━━━ Given data

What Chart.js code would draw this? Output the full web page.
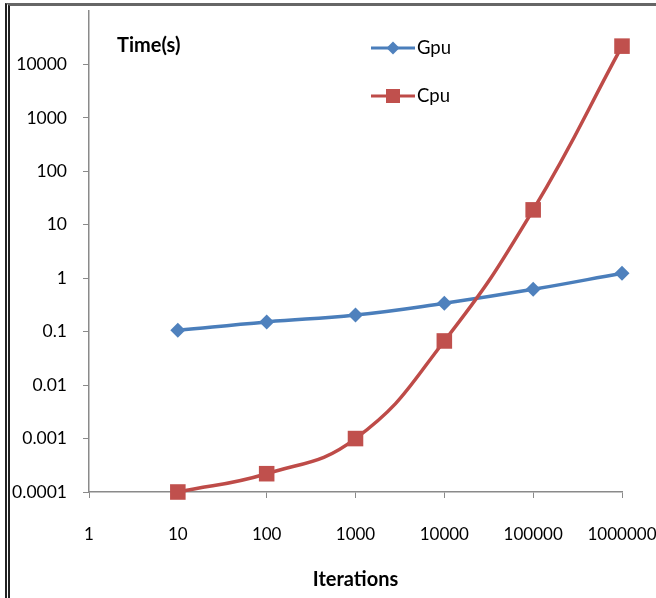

━━━━━━
━━━ Given data

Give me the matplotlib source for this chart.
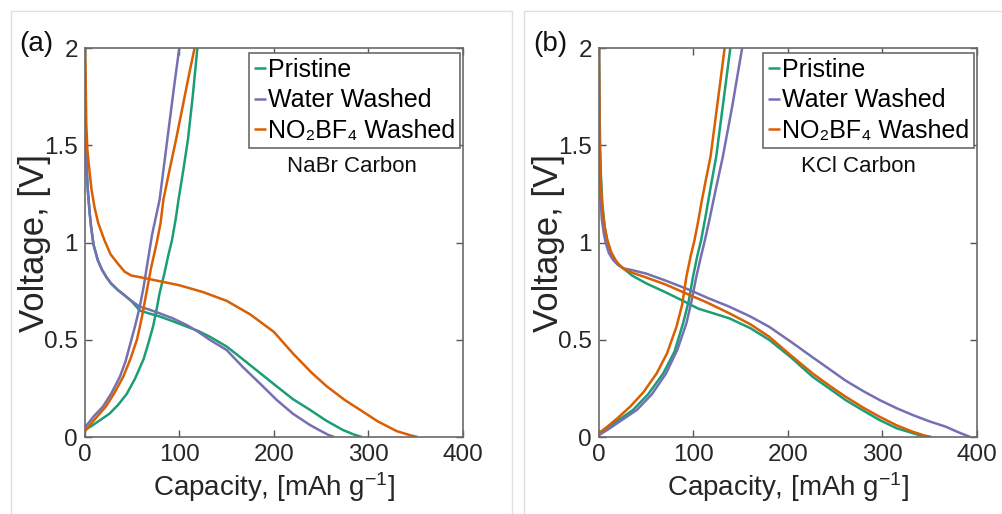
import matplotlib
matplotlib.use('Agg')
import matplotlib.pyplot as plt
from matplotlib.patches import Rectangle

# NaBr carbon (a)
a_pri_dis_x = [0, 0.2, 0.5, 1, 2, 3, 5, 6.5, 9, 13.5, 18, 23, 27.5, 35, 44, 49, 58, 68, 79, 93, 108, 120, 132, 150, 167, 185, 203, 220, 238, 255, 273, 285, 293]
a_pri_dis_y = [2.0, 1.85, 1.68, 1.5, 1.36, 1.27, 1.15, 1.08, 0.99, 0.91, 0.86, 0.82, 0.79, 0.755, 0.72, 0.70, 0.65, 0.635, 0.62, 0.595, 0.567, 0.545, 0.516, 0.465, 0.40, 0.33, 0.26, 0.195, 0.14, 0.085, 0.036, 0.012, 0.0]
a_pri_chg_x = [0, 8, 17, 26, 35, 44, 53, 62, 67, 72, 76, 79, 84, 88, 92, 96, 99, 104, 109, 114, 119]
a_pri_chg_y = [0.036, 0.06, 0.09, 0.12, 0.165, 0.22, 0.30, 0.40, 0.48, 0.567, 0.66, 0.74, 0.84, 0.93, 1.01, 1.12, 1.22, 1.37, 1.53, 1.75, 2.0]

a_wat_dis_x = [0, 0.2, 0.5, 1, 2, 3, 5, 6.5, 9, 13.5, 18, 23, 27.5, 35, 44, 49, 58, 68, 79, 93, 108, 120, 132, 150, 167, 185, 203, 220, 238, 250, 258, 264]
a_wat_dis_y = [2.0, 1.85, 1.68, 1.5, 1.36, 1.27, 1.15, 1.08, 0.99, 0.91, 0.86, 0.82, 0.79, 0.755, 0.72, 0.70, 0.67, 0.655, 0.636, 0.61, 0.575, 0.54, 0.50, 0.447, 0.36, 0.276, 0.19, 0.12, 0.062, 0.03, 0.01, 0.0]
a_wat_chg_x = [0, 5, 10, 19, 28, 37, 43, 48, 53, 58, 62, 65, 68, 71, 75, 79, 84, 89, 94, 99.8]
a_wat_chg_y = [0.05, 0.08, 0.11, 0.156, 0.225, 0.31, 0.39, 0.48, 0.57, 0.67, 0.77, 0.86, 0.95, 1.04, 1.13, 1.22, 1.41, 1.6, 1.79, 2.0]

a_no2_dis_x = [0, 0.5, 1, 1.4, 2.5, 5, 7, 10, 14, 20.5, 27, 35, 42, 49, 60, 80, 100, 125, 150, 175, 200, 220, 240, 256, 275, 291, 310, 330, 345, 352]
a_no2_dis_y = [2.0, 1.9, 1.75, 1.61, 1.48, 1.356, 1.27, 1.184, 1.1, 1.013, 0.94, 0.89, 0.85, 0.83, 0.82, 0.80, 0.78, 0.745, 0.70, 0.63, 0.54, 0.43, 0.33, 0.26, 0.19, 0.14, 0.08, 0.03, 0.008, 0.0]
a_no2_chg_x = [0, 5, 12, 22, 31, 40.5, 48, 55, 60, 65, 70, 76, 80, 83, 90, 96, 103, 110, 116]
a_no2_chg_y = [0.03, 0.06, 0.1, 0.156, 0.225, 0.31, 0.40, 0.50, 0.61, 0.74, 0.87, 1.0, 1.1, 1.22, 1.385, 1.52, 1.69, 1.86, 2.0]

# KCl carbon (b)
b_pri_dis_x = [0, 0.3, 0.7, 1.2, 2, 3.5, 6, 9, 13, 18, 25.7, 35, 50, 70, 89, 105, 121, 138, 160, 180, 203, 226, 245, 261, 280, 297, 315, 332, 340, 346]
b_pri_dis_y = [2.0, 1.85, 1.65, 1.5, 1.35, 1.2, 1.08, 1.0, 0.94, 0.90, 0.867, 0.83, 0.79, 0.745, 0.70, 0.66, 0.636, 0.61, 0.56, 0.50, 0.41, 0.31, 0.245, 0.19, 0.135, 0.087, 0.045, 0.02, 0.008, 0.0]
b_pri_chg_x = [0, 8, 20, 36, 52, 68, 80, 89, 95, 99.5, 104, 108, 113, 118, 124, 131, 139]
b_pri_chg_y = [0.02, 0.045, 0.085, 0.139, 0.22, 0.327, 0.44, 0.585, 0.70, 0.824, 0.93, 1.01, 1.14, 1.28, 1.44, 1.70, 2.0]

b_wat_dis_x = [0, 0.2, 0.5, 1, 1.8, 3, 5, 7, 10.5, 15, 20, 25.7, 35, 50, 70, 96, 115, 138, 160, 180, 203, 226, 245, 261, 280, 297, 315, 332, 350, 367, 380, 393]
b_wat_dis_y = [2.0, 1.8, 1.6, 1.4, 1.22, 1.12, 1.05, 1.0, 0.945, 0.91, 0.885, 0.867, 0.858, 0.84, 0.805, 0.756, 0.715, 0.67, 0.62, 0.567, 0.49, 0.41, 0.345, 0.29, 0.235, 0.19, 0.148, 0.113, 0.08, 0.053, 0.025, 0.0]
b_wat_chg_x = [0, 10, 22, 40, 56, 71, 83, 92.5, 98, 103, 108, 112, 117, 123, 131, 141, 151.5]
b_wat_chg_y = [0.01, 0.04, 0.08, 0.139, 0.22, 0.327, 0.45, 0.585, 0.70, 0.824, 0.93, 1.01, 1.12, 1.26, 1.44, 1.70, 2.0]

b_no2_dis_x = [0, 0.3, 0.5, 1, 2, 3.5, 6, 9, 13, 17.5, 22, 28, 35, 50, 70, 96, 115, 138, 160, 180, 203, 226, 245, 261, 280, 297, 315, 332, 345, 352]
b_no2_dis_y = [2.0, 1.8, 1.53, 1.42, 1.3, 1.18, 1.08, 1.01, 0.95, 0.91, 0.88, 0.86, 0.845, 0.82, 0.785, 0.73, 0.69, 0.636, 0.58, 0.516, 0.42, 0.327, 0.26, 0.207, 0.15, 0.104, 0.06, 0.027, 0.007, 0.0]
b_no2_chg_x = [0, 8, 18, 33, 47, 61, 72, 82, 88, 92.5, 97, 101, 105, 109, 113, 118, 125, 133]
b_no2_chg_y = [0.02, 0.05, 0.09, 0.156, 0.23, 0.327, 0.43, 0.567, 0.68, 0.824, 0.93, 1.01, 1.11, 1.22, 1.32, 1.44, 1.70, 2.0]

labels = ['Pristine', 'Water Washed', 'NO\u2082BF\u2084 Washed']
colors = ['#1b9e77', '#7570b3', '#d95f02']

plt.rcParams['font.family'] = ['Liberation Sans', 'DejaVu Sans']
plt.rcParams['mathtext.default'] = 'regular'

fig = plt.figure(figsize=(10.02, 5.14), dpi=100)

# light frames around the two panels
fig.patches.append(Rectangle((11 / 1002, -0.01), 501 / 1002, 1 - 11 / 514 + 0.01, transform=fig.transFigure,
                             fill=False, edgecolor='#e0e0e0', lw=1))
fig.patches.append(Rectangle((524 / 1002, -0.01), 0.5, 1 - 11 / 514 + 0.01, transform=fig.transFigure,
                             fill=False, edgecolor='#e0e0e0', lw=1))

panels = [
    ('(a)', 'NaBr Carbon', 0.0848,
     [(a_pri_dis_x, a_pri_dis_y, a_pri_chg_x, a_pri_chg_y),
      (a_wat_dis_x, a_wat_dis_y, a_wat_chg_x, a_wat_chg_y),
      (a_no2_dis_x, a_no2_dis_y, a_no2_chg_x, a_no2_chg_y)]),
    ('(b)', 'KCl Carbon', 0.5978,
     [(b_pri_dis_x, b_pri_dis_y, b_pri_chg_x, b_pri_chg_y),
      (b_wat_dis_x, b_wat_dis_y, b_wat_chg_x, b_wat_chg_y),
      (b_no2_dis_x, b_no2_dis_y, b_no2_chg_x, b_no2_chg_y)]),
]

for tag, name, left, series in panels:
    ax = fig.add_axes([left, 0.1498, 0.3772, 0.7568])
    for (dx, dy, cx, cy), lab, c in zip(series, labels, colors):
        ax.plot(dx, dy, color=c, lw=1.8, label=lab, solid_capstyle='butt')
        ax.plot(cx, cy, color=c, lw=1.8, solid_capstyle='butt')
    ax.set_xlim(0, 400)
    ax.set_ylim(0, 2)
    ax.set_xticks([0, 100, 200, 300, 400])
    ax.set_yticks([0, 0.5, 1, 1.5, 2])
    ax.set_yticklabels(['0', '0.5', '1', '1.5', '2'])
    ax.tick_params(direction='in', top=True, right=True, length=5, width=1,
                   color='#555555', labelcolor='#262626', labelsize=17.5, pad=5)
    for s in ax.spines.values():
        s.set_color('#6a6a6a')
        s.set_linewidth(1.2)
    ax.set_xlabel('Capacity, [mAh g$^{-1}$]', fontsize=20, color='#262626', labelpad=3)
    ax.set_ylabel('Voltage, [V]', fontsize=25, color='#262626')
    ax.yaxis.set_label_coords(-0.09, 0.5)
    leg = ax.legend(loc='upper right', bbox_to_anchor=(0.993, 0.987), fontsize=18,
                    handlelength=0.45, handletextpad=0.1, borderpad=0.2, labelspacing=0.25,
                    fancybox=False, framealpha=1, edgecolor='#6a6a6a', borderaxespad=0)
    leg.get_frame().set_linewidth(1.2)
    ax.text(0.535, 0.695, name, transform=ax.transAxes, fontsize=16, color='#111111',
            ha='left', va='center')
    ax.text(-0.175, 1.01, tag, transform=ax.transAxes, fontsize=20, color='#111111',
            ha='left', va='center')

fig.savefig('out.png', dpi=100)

━━━━━━

*What you have to do*
Keep to the lines between the line with "Give me the matplotlib source for this chart." and the line with "1.6, 1.79, 2.0]", inclusive, and transcribe them without pictures.

*Finished exercise*
Give me the matplotlib source for this chart.
import matplotlib
matplotlib.use('Agg')
import matplotlib.pyplot as plt
from matplotlib.patches import Rectangle

# NaBr carbon (a)
a_pri_dis_x = [0, 0.2, 0.5, 1, 2, 3, 5, 6.5, 9, 13.5, 18, 23, 27.5, 35, 44, 49, 58, 68, 79, 93, 108, 120, 132, 150, 167, 185, 203, 220, 238, 255, 273, 285, 293]
a_pri_dis_y = [2.0, 1.85, 1.68, 1.5, 1.36, 1.27, 1.15, 1.08, 0.99, 0.91, 0.86, 0.82, 0.79, 0.755, 0.72, 0.70, 0.65, 0.635, 0.62, 0.595, 0.567, 0.545, 0.516, 0.465, 0.40, 0.33, 0.26, 0.195, 0.14, 0.085, 0.036, 0.012, 0.0]
a_pri_chg_x = [0, 8, 17, 26, 35, 44, 53, 62, 67, 72, 76, 79, 84, 88, 92, 96, 99, 104, 109, 114, 119]
a_pri_chg_y = [0.036, 0.06, 0.09, 0.12, 0.165, 0.22, 0.30, 0.40, 0.48, 0.567, 0.66, 0.74, 0.84, 0.93, 1.01, 1.12, 1.22, 1.37, 1.53, 1.75, 2.0]

a_wat_dis_x = [0, 0.2, 0.5, 1, 2, 3, 5, 6.5, 9, 13.5, 18, 23, 27.5, 35, 44, 49, 58, 68, 79, 93, 108, 120, 132, 150, 167, 185, 203, 220, 238, 250, 258, 264]
a_wat_dis_y = [2.0, 1.85, 1.68, 1.5, 1.36, 1.27, 1.15, 1.08, 0.99, 0.91, 0.86, 0.82, 0.79, 0.755, 0.72, 0.70, 0.67, 0.655, 0.636, 0.61, 0.575, 0.54, 0.50, 0.447, 0.36, 0.276, 0.19, 0.12, 0.062, 0.03, 0.01, 0.0]
a_wat_chg_x = [0, 5, 10, 19, 28, 37, 43, 48, 53, 58, 62, 65, 68, 71, 75, 79, 84, 89, 94, 99.8]
a_wat_chg_y = [0.05, 0.08, 0.11, 0.156, 0.225, 0.31, 0.39, 0.48, 0.57, 0.67, 0.77, 0.86, 0.95, 1.04, 1.13, 1.22, 1.41, 1.6, 1.79, 2.0]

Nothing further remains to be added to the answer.